Why has The Age of Innocence endured? It and Main Street are alike in being almost anthropological explorations of tribal cultures: the former of upper-crust New York society in the 1870s, the latter of small-town Minnesota in the 1910s. Both are “hieroglyphic worlds” (Wharton’s phrase from The Age of Innocence) of brittle convention under which the human spirit roils. The protagonists of both rebel against society, but ultimately give up. Yet, while Main Street is supposed to be a naturalistic masterpiece (to the point, I would argue, of tedium), The Age of Innocence offers more: there is something elegant and complicated going on with its poetics (Wharton is a strikingly sophisticated writer without ever being showy), and the final chapter of the book leaps forward in time in such a way that the novel devastatingly captures the passage of an era. The author Colm Tóibín tells BBC Culture that he thinks of it as a “stylish book about disappointment, written… by someone who knew that world but is clear-eyed rather than nostalgic about its demise”.
The shift to modernity
Wharton was living in Paris during the Great War and threw herself into the war effort, “working on behalf of the hundreds of thousands of refugees who flooded across the French border”, as the writer Elif Batuman (herself shortlisted for a Pulitzer this year) notes in her foreword to the new Penguin edition of Age of Innocence. After the war, a changed person, Wharton sat down to write about how the Gilded Age of her girlhood had yielded inexorably to modernity. Janet Beer, professor of literature at Liverpool University and a Wharton expert, tells me that she regards The Age of Innocence as “an almost perfect example of the genre of historical novel”: it “has her at the height of her powers and totally in control of the subject, the genre, and the conviction that this was the only way to commemorate a society now dead”.

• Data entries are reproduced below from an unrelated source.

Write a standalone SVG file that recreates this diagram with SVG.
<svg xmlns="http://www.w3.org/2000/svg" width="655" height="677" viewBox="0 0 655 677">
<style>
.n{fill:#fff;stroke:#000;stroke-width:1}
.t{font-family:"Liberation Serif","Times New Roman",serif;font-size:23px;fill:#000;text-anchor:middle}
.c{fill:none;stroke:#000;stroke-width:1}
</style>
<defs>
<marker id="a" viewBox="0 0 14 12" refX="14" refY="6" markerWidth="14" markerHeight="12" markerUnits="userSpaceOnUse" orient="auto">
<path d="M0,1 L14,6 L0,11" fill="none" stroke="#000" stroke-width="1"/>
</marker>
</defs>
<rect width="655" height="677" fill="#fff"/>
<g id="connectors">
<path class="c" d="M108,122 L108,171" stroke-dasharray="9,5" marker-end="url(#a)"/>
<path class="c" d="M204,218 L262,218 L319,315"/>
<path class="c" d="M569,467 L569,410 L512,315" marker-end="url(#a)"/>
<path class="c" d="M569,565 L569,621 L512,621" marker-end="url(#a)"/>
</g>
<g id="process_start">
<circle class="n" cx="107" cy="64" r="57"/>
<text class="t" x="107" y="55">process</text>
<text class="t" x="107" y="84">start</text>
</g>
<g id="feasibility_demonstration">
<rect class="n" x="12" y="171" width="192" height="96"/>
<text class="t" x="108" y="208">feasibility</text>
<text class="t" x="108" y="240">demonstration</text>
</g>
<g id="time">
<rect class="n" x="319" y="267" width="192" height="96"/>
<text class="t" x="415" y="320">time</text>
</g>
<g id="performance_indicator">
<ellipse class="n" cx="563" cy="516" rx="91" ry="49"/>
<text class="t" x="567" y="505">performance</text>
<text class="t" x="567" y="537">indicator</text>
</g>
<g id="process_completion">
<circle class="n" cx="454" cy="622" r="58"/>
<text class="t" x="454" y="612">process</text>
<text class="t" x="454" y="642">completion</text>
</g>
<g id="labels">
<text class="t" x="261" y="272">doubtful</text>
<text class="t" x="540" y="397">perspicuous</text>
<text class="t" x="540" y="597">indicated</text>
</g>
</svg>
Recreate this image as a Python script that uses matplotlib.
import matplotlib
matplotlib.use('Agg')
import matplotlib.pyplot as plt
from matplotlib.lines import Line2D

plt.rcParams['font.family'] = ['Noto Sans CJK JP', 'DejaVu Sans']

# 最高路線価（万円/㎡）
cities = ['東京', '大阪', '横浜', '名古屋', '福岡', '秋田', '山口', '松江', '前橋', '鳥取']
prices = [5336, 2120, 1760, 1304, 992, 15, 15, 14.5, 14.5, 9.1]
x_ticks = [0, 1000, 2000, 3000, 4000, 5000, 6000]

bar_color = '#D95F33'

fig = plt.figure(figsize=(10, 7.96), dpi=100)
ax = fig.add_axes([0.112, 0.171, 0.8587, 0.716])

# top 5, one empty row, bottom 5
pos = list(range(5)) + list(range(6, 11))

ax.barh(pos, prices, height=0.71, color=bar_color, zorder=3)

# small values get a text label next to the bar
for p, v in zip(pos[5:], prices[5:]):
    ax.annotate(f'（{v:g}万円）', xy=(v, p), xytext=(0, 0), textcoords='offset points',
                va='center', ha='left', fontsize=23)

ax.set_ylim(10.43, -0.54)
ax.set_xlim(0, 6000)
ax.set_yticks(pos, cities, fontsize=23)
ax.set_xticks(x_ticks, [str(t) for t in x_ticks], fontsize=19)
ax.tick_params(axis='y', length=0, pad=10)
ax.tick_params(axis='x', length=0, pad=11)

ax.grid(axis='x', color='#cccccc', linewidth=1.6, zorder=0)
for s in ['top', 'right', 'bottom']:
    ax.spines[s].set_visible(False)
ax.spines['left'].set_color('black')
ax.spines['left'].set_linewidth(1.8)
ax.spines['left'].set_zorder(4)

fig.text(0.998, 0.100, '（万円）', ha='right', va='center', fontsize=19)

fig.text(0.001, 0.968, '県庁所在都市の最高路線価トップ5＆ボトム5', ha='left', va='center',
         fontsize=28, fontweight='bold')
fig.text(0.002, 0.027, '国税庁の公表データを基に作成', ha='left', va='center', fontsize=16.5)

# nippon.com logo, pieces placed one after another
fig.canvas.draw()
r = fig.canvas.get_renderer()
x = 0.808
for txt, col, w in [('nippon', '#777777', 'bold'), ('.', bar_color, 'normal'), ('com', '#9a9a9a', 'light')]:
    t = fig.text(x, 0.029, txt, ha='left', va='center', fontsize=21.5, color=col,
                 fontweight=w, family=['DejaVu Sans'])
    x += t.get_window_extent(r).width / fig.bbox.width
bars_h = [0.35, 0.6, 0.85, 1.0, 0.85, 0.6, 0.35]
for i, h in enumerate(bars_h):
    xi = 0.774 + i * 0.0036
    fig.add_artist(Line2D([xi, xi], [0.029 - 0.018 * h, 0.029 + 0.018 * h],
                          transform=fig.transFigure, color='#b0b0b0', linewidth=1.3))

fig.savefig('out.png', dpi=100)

To get a sense of what a gilded cage the Gilded Age was, watch Scorsese’s film and marvel at the canyons of mahogany and reefs of crystal these people swam through – the hushed, heavily encrusted formality of an upmarket funeral home. Tóibín, in his introduction to the Scribner edition (2020), calls this the “twilight time” of the old New York aristocracy. Twilight indeed. The novel signals that the “elaborate futility” of an elite way of life, in which work features as a hobby, was about to be overcome by what Beer calls “the unstoppable power of new money, financial profiteering, rising materialism, and family breakdown”. It is an unsentimental modernist critique of a genteel stratum of society for whom the 20th Century figures as a storm on the horizon.